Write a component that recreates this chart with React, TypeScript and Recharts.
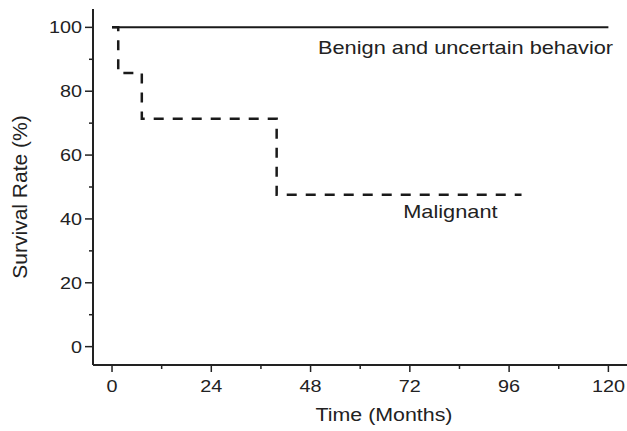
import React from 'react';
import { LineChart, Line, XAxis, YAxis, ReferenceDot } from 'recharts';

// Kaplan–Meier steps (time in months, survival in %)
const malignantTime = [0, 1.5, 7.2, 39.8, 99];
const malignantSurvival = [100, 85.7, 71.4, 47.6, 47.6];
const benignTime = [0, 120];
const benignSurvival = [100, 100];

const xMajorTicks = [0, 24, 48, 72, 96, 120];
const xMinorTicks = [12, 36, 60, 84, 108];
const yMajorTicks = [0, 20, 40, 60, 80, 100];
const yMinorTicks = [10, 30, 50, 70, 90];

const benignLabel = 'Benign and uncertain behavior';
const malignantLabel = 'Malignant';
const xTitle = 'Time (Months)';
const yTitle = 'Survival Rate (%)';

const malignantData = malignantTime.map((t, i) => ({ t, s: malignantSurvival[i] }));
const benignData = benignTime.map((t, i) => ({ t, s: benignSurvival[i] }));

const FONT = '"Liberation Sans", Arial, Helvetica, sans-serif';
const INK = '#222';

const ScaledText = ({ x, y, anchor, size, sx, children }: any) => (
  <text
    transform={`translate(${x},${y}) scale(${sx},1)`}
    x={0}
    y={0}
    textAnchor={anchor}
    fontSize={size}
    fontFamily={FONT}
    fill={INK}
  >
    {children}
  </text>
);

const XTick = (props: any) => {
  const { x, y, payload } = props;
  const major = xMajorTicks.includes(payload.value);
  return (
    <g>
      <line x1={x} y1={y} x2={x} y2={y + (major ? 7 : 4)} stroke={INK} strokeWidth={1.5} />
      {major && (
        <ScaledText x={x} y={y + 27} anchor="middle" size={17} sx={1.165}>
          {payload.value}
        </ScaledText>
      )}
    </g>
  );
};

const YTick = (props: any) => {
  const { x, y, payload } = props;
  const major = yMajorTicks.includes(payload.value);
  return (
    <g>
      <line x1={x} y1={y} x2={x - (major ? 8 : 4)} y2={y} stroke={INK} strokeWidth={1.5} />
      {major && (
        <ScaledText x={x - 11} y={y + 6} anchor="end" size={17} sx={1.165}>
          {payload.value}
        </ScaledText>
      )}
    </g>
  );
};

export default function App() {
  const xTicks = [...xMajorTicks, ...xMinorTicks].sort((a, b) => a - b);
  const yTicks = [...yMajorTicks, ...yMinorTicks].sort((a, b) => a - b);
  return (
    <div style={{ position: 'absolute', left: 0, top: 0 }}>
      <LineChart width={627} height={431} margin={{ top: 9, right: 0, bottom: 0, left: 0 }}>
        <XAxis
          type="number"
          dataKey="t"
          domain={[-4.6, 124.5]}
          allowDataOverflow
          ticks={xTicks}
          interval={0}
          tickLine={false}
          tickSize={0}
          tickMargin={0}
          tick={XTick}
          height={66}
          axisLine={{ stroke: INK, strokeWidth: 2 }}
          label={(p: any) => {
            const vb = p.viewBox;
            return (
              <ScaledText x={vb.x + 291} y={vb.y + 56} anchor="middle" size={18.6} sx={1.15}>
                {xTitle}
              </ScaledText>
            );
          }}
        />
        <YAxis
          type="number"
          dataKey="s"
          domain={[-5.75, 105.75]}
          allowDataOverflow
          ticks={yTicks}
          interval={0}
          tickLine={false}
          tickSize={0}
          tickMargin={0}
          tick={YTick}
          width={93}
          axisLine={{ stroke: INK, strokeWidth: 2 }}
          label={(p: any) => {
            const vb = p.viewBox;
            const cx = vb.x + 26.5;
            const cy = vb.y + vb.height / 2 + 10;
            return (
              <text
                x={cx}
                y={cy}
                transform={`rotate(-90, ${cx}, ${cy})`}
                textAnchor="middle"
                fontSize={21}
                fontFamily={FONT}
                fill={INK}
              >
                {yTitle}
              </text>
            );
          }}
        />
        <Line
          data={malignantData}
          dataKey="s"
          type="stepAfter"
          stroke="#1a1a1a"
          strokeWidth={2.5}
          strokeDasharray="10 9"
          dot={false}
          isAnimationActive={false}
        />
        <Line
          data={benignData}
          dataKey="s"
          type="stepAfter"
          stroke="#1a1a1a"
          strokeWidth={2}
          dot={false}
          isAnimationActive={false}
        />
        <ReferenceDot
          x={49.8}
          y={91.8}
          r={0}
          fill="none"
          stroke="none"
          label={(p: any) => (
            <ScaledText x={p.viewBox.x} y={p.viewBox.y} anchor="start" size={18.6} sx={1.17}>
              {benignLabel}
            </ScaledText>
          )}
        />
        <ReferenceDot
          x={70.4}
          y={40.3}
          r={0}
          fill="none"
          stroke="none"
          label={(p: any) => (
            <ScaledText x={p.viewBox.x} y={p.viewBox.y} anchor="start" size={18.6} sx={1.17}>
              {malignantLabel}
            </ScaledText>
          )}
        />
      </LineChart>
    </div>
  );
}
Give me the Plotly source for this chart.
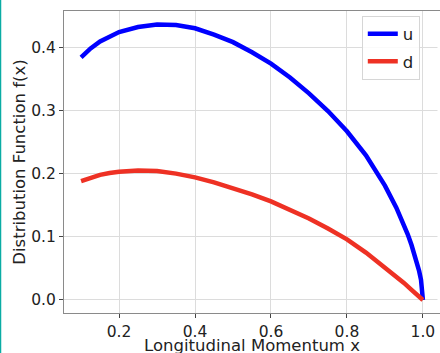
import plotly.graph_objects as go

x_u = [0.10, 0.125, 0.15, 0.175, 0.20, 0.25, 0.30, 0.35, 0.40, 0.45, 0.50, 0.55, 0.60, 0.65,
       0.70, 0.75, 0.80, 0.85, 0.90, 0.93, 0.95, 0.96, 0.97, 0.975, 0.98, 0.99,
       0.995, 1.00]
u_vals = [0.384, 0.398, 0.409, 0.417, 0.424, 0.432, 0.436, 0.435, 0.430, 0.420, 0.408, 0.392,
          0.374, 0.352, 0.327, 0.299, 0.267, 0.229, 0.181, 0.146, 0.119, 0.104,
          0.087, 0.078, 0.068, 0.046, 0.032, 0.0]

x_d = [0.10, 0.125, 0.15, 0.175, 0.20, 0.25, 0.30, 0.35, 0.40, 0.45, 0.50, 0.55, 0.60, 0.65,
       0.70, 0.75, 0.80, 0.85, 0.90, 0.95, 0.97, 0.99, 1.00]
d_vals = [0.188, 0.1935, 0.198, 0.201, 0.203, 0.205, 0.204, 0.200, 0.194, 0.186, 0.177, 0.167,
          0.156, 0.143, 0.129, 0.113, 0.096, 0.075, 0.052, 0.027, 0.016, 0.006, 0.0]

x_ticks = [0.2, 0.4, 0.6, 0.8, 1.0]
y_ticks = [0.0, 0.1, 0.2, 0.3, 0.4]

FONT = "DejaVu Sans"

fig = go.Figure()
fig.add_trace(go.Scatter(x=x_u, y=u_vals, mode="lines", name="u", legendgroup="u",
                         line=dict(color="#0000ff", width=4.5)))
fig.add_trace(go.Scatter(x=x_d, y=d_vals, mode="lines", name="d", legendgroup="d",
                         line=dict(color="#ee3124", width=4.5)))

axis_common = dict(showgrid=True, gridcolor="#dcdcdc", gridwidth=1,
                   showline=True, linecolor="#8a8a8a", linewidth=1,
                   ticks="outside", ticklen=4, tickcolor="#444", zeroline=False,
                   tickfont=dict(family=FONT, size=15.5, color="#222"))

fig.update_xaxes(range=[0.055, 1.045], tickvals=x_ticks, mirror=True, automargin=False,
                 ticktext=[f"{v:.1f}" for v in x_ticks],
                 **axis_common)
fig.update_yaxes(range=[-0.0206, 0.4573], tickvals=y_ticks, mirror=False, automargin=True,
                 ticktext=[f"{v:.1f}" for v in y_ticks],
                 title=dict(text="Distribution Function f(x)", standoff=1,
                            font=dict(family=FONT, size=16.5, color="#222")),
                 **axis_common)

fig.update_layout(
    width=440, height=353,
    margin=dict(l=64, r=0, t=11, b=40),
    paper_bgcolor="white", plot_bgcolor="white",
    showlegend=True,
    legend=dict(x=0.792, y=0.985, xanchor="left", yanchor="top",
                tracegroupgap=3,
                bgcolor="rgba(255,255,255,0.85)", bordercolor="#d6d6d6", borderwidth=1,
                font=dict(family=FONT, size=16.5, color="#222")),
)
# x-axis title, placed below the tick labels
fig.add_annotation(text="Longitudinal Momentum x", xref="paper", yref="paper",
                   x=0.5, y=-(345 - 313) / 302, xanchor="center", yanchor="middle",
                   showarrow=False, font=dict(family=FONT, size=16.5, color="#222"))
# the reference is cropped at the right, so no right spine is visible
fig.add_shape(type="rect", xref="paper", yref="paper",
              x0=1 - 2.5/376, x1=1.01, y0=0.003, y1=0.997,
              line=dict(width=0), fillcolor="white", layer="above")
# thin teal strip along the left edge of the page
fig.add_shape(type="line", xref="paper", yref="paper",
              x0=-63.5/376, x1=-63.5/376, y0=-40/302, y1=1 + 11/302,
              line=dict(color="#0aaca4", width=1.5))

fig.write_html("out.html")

────────────────────

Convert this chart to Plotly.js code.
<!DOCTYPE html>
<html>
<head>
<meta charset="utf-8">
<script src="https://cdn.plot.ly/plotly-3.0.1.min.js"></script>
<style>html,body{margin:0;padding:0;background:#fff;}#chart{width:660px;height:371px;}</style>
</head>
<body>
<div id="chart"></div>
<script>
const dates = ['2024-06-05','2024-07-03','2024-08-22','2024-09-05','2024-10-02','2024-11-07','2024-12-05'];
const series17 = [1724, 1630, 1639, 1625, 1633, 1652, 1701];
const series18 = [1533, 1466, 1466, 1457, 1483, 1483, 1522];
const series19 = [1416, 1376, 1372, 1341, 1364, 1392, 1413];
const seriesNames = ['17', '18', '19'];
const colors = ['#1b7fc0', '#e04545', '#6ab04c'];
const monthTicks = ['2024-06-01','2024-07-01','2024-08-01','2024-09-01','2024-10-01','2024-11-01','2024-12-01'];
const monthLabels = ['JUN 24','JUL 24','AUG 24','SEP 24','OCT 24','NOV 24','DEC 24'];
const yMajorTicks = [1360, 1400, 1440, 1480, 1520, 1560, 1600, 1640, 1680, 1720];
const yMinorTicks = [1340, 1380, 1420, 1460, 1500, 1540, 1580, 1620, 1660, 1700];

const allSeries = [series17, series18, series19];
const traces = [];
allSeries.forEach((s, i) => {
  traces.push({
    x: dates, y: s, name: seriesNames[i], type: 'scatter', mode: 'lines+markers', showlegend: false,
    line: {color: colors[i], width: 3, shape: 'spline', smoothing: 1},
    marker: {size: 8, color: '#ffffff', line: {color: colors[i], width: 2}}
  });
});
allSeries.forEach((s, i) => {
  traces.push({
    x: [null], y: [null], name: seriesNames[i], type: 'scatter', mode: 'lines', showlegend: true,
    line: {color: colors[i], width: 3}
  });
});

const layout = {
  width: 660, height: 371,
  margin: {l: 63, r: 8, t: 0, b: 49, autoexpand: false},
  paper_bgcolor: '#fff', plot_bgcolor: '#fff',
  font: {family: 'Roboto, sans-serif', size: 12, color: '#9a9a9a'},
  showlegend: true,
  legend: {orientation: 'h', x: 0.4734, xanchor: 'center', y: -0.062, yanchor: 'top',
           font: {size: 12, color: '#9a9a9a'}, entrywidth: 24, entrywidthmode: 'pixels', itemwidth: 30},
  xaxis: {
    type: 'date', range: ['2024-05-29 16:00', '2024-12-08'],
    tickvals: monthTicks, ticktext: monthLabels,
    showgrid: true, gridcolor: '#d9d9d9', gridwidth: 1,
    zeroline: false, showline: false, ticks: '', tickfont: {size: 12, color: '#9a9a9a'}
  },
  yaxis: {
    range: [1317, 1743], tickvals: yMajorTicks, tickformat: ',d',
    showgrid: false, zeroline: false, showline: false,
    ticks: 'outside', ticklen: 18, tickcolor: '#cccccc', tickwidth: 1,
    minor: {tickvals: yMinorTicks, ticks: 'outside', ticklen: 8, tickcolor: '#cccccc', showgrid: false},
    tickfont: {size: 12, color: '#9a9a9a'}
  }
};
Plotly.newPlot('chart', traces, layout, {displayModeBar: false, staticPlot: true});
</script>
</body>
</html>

────────────────────

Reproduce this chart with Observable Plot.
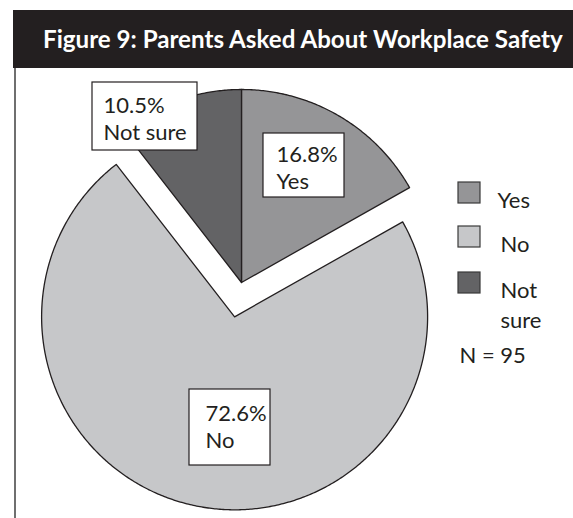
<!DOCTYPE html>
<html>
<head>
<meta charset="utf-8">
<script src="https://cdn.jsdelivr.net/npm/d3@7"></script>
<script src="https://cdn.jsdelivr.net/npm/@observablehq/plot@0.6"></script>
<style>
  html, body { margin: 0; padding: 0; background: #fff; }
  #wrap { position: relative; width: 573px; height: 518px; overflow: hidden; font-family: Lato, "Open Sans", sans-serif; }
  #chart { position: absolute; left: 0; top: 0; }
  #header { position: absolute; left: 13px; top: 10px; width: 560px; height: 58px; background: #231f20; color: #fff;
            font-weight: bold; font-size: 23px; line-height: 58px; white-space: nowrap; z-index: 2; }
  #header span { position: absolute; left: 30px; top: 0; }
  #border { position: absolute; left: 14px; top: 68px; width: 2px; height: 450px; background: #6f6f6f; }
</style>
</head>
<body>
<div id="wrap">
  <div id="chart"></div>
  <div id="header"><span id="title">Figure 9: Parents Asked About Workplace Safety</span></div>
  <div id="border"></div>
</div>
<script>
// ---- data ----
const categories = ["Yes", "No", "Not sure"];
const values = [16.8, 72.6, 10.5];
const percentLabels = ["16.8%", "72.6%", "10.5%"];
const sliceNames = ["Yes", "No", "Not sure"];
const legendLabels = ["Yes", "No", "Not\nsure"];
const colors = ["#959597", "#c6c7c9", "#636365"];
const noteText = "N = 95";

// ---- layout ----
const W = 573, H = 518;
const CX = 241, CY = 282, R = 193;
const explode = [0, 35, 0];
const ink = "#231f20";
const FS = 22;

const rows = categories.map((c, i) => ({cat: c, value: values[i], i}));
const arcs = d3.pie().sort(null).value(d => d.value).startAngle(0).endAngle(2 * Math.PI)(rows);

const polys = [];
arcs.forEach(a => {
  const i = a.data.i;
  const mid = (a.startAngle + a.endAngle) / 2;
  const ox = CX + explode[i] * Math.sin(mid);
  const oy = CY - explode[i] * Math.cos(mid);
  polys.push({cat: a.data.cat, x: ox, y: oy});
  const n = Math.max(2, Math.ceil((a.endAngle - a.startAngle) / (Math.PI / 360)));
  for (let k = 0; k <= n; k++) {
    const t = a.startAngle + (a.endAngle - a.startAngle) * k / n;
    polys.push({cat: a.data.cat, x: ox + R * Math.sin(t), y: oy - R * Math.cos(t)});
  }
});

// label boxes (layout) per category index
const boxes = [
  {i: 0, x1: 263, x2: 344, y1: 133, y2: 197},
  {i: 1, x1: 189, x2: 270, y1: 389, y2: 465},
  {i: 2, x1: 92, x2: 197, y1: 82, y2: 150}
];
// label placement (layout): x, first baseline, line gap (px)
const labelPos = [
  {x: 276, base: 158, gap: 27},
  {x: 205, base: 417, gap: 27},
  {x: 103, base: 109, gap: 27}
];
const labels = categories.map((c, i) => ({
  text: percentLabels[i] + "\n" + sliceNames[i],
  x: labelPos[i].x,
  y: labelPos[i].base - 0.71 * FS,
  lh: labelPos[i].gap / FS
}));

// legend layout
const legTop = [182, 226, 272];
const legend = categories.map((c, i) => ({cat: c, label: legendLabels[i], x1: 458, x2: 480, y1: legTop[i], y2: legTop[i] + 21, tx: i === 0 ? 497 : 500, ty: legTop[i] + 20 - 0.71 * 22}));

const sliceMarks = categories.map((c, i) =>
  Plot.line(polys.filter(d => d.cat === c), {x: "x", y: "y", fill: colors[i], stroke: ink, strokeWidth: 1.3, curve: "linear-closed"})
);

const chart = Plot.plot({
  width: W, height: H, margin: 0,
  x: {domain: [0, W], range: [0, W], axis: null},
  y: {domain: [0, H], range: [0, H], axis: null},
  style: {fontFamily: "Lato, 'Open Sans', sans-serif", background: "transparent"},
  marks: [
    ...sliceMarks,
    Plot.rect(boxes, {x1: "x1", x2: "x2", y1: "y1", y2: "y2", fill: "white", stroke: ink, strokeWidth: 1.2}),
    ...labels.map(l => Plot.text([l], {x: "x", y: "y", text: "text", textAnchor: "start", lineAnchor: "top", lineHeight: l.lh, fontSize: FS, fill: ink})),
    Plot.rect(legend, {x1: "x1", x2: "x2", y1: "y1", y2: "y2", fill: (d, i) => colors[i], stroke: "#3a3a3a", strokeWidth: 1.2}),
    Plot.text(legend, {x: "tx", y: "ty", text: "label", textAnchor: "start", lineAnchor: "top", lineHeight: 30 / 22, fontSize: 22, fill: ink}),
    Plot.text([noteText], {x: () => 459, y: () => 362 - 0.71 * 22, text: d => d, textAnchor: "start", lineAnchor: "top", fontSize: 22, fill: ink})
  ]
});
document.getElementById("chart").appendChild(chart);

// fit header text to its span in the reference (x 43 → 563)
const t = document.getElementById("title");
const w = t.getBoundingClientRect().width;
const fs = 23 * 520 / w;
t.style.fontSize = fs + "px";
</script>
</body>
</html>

────────────────────

Aim of the exercise: Beginning at the line above that contains "Write a component", repeat each line exactly through the one that contains "const yTitle = 'Survival Rate (%)';", and leave out the pictures.

The response:
Write a component that recreates this chart with React, TypeScript and Recharts.
import React from 'react';
import { LineChart, Line, XAxis, YAxis, ReferenceDot } from 'recharts';

// Kaplan–Meier steps (time in months, survival in %)
const malignantTime = [0, 1.5, 7.2, 39.8, 99];
const malignantSurvival = [100, 85.7, 71.4, 47.6, 47.6];
const benignTime = [0, 120];
const benignSurvival = [100, 100];

const xMajorTicks = [0, 24, 48, 72, 96, 120];
const xMinorTicks = [12, 36, 60, 84, 108];
const yMajorTicks = [0, 20, 40, 60, 80, 100];
const yMinorTicks = [10, 30, 50, 70, 90];

const benignLabel = 'Benign and uncertain behavior';
const malignantLabel = 'Malignant';
const xTitle = 'Time (Months)';
const yTitle = 'Survival Rate (%)';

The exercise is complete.